» Written task:
Set down each line of the data below exactly as it stands, dropping the pictures.

» Raw data:
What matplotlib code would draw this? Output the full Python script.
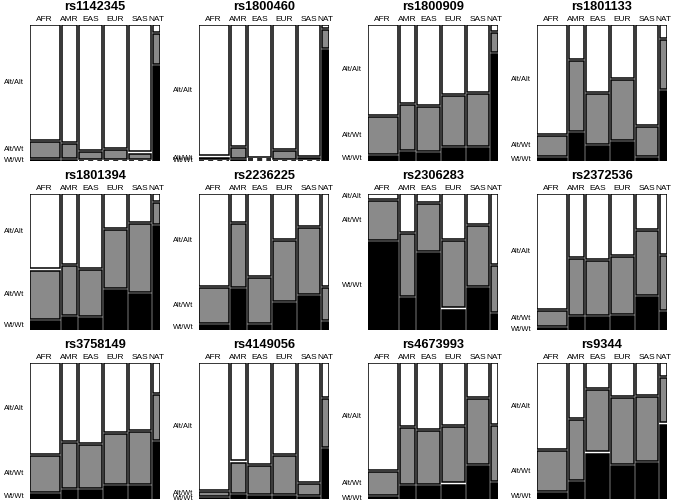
import matplotlib
matplotlib.use("Agg")
import matplotlib.pyplot as plt
from matplotlib.patches import Rectangle
import numpy as np

plt.rcParams['font.family'] = ['Liberation Sans', 'DejaVu Sans']

snps = ["rs1142345", "rs1800460", "rs1800909", "rs1801133",
        "rs1801394", "rs2236225", "rs2306283", "rs2372536",
        "rs3758149", "rs4149056", "rs4673993", "rs9344"]
pops = ["AFR", "AMR", "EAS", "EUR", "SAS", "NAT"]
pop_sizes = [661, 347, 504, 503, 489, 157]
genotypes = ["Wt/Wt", "Alt/Wt", "Alt/Alt"]

# genotype frequencies per SNP (rows) and population (columns)
wt_wt = [
    [0.01, 0.01, 0.0, 0.0, 0.0, 0.72],
    [0.0, 0.01, 0.0, 0.0, 0.0, 0.845],
    [0.04, 0.065, 0.06, 0.095, 0.095, 0.81],
    [0.02, 0.215, 0.115, 0.145, 0.02, 0.53],
    [0.065, 0.095, 0.09, 0.305, 0.27, 0.79],
    [0.035, 0.31, 0.035, 0.205, 0.255, 0.06],
    [0.67, 0.245, 0.585, 0.155, 0.32, 0.12],
    [0.015, 0.10, 0.095, 0.105, 0.25, 0.135],
    [0.04, 0.065, 0.065, 0.095, 0.095, 0.435],
    [0.01, 0.03, 0.025, 0.025, 0.015, 0.38],
    [0.015, 0.10, 0.10, 0.11, 0.25, 0.12],
    [0.045, 0.13, 0.345, 0.25, 0.275, 0.565],
]
alt_wt = [
    [0.12, 0.10, 0.05, 0.065, 0.04, 0.23],
    [0.01, 0.07, 0.0, 0.06, 0.005, 0.135],
    [0.28, 0.345, 0.335, 0.38, 0.395, 0.145],
    [0.155, 0.525, 0.375, 0.455, 0.22, 0.375],
    [0.37, 0.375, 0.35, 0.44, 0.515, 0.16],
    [0.265, 0.48, 0.34, 0.455, 0.50, 0.24],
    [0.29, 0.465, 0.355, 0.505, 0.455, 0.35],
    [0.115, 0.425, 0.41, 0.435, 0.485, 0.41],
    [0.27, 0.345, 0.33, 0.38, 0.395, 0.335],
    [0.025, 0.23, 0.21, 0.285, 0.08, 0.36],
    [0.175, 0.425, 0.40, 0.42, 0.49, 0.415],
    [0.30, 0.45, 0.465, 0.50, 0.485, 0.335],
]
alt_alt = [
    [0.87, 0.89, 0.95, 0.935, 0.96, 0.05],
    [0.99, 0.92, 1.0, 0.94, 0.995, 0.02],
    [0.68, 0.59, 0.605, 0.525, 0.51, 0.045],
    [0.825, 0.26, 0.51, 0.40, 0.76, 0.095],
    [0.565, 0.53, 0.56, 0.255, 0.215, 0.05],
    [0.70, 0.21, 0.625, 0.34, 0.245, 0.70],
    [0.04, 0.29, 0.06, 0.34, 0.225, 0.53],
    [0.87, 0.475, 0.495, 0.46, 0.265, 0.455],
    [0.69, 0.59, 0.605, 0.525, 0.51, 0.23],
    [0.965, 0.74, 0.765, 0.69, 0.905, 0.26],
    [0.81, 0.475, 0.50, 0.47, 0.26, 0.465],
    [0.655, 0.42, 0.19, 0.25, 0.24, 0.10],
]

fills = ["black", "#8a8a8a", "white"]
W, H = 673, 503
XGAP, YGAP = 0.017, 0.016


def mosaic(ax, k):
    sizes = np.array(pop_sizes, dtype=float)
    widths = sizes / sizes.sum() * (1 - XGAP * (len(pops) - 1))
    x = 0.0
    first_centers = []
    for j, pop in enumerate(pops):
        props = np.array([wt_wt[k][j], alt_wt[k][j], alt_alt[k][j]])
        props = props / props.sum() * (1 - YGAP * 2)
        y = 0.0
        for g, p in enumerate(props):
            if p <= 0:
                ax.plot([x, x + widths[j]], [y, y], color="black", lw=1.2,
                        ls=(0, (3, 2.5)), solid_capstyle="butt")
            else:
                ax.add_patch(Rectangle((x, y), widths[j], p, facecolor=fills[g],
                                       edgecolor="black", lw=1.1))
            if j == 0:
                first_centers.append(y + p / 2)
            y += p + YGAP
        ax.text(x + widths[j] / 2, 1.04, pop, ha="center", va="center", fontsize=6)
        x += widths[j] + XGAP
    for g, yc in enumerate(first_centers):
        ax.text(-0.045, yc, genotypes[g], ha="right", va="center", fontsize=5.4)
    ax.text(0.5, 1.135, snps[k], ha="center", va="center", fontsize=9.2, fontweight="bold")


fig = plt.figure(figsize=(W / 100, H / 100), dpi=100)
for k in range(len(snps)):
    r, c = divmod(k, 4)
    left = 30 + 169 * c
    top = 25 + 169 * r
    ax = fig.add_axes([left / W, (H - top - 136) / H, 130 / W, 136 / H])
    ax.set_xlim(0, 1)
    ax.set_ylim(0, 1)
    ax.axis("off")
    mosaic(ax, k)

fig.savefig("out.png", dpi=100)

» Solution to this problem:
What matplotlib code would draw this? Output the full Python script.
import matplotlib
matplotlib.use("Agg")
import matplotlib.pyplot as plt
from matplotlib.patches import Rectangle
import numpy as np

plt.rcParams['font.family'] = ['Liberation Sans', 'DejaVu Sans']

snps = ["rs1142345", "rs1800460", "rs1800909", "rs1801133",
        "rs1801394", "rs2236225", "rs2306283", "rs2372536",
        "rs3758149", "rs4149056", "rs4673993", "rs9344"]
pops = ["AFR", "AMR", "EAS", "EUR", "SAS", "NAT"]
pop_sizes = [661, 347, 504, 503, 489, 157]
genotypes = ["Wt/Wt", "Alt/Wt", "Alt/Alt"]

# genotype frequencies per SNP (rows) and population (columns)
wt_wt = [
    [0.01, 0.01, 0.0, 0.0, 0.0, 0.72],
    [0.0, 0.01, 0.0, 0.0, 0.0, 0.845],
    [0.04, 0.065, 0.06, 0.095, 0.095, 0.81],
    [0.02, 0.215, 0.115, 0.145, 0.02, 0.53],
    [0.065, 0.095, 0.09, 0.305, 0.27, 0.79],
    [0.035, 0.31, 0.035, 0.205, 0.255, 0.06],
    [0.67, 0.245, 0.585, 0.155, 0.32, 0.12],
    [0.015, 0.10, 0.095, 0.105, 0.25, 0.135],
    [0.04, 0.065, 0.065, 0.095, 0.095, 0.435],
    [0.01, 0.03, 0.025, 0.025, 0.015, 0.38],
    [0.015, 0.10, 0.10, 0.11, 0.25, 0.12],
    [0.045, 0.13, 0.345, 0.25, 0.275, 0.565],
]
alt_wt = [
    [0.12, 0.10, 0.05, 0.065, 0.04, 0.23],
    [0.01, 0.07, 0.0, 0.06, 0.005, 0.135],
    [0.28, 0.345, 0.335, 0.38, 0.395, 0.145],
    [0.155, 0.525, 0.375, 0.455, 0.22, 0.375],
    [0.37, 0.375, 0.35, 0.44, 0.515, 0.16],
    [0.265, 0.48, 0.34, 0.455, 0.50, 0.24],
    [0.29, 0.465, 0.355, 0.505, 0.455, 0.35],
    [0.115, 0.425, 0.41, 0.435, 0.485, 0.41],
    [0.27, 0.345, 0.33, 0.38, 0.395, 0.335],
    [0.025, 0.23, 0.21, 0.285, 0.08, 0.36],
    [0.175, 0.425, 0.40, 0.42, 0.49, 0.415],
    [0.30, 0.45, 0.465, 0.50, 0.485, 0.335],
]
alt_alt = [
    [0.87, 0.89, 0.95, 0.935, 0.96, 0.05],
    [0.99, 0.92, 1.0, 0.94, 0.995, 0.02],
    [0.68, 0.59, 0.605, 0.525, 0.51, 0.045],
    [0.825, 0.26, 0.51, 0.40, 0.76, 0.095],
    [0.565, 0.53, 0.56, 0.255, 0.215, 0.05],
    [0.70, 0.21, 0.625, 0.34, 0.245, 0.70],
    [0.04, 0.29, 0.06, 0.34, 0.225, 0.53],
    [0.87, 0.475, 0.495, 0.46, 0.265, 0.455],
    [0.69, 0.59, 0.605, 0.525, 0.51, 0.23],
    [0.965, 0.74, 0.765, 0.69, 0.905, 0.26],
    [0.81, 0.475, 0.50, 0.47, 0.26, 0.465],
    [0.655, 0.42, 0.19, 0.25, 0.24, 0.10],
]

fills = ["black", "#8a8a8a", "white"]
W, H = 673, 503
XGAP, YGAP = 0.017, 0.016


def mosaic(ax, k):
    sizes = np.array(pop_sizes, dtype=float)
    widths = sizes / sizes.sum() * (1 - XGAP * (len(pops) - 1))
    x = 0.0
    first_centers = []
    for j, pop in enumerate(pops):
        props = np.array([wt_wt[k][j], alt_wt[k][j], alt_alt[k][j]])
        props = props / props.sum() * (1 - YGAP * 2)
        y = 0.0
        for g, p in enumerate(props):
            if p <= 0:
                ax.plot([x, x + widths[j]], [y, y], color="black", lw=1.2,
                        ls=(0, (3, 2.5)), solid_capstyle="butt")
            else:
                ax.add_patch(Rectangle((x, y), widths[j], p, facecolor=fills[g],
                                       edgecolor="black", lw=1.1))
            if j == 0:
                first_centers.append(y + p / 2)
            y += p + YGAP
        ax.text(x + widths[j] / 2, 1.04, pop, ha="center", va="center", fontsize=6)
        x += widths[j] + XGAP
    for g, yc in enumerate(first_centers):
        ax.text(-0.045, yc, genotypes[g], ha="right", va="center", fontsize=5.4)
    ax.text(0.5, 1.135, snps[k], ha="center", va="center", fontsize=9.2, fontweight="bold")


fig = plt.figure(figsize=(W / 100, H / 100), dpi=100)
for k in range(len(snps)):
    r, c = divmod(k, 4)
    left = 30 + 169 * c
    top = 25 + 169 * r
    ax = fig.add_axes([left / W, (H - top - 136) / H, 130 / W, 136 / H])
    ax.set_xlim(0, 1)
    ax.set_ylim(0, 1)
    ax.axis("off")
    mosaic(ax, k)

fig.savefig("out.png", dpi=100)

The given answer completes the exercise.